Posts Tagged ‘Basketball’
July 8th, 2010 at 3:35 pm
LeBron James and the Tiebout Hypothesis
Posted by Print

The first step to recovery is admitting that you have a problem. Here it goes: my name is Troy and I geek out at the intersection of sports and economics.

Today’s example — catnip for conservatives — comes from NBA superstar LeBron James’s much-anticipated announcement of where he’ll be playing next season now that he’s a free agent.
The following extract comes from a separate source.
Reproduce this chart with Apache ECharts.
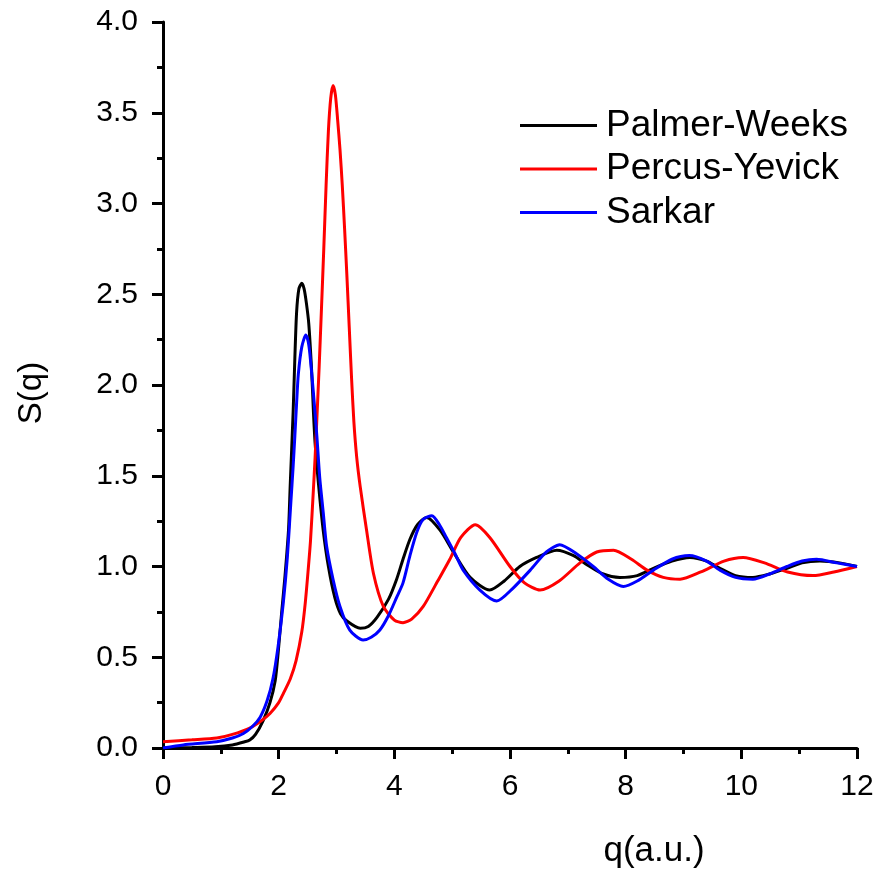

Apart from the option of staying in Cleveland (which won’t be habitable until the folks at Reason are through with it), Lebron’s two most prominent options look to be the New York Knicks or the Miami Heat. But even if both teams offer him identical contracts, his take-home pay will look dramatically different. As a New York Post blog posting notes:

If LeBron James goes to the Miami Heat instead of the Knicks, blame our dysfunctional lawmakers in Albany, who have saddled top-earning New Yorkers with the highest state and city income taxes in the nation, soon to be 12.85 percent on top of the IRS bite. There is no state income tax in Florida.

Total state taxes on a 5-year, $96 million contract? $12.34 million in New York; $0 in Florida.

If LeBron ends up in Miami (and the influence of joining Dwyane Wade and Chris Bosh in the Heat’s starting lineup shouldn’t be underemphasized), this blogger may be one of the only sports fans in America who traces the development to a rather obscure, short-lived economist from the Eisenhower era.

Charles Tiebout’s greatest contributions to economics was the “Tiebout Hypothesis” — which in essence stated that federalism matters because citizens vote with their feet. If a state wants productive people (and make no mistake, LeBron is an economic dynamo), they create the conditions that will bring them there. Thus, Florida has a recipe for fostering entrepreneurship, while New York has a recipe for disaster.

Of course, there are mitigating factors. Kobe Bryant stays in Los Angeles despite California’s confiscatory tax rates because of the prestige of playing with a successful legacy franchise like the Lakers. But for those of us with a more conventional cut to our jibs, the calculation is simpler.

If you have a business you can run from anywhere, would you rather do it at New York’ s 12.85% rate or for free in one of the nine states that don’t have income taxes (Alaska, Florida, Nevada, New Hampshire, South Dakota, Tennessee, Texas, Washington, and Wyoming — just in case you’re looking to flee blue state insanity).

By the way, take a look at the business climates in these states and you’ll notice which model works and which model doesn’t.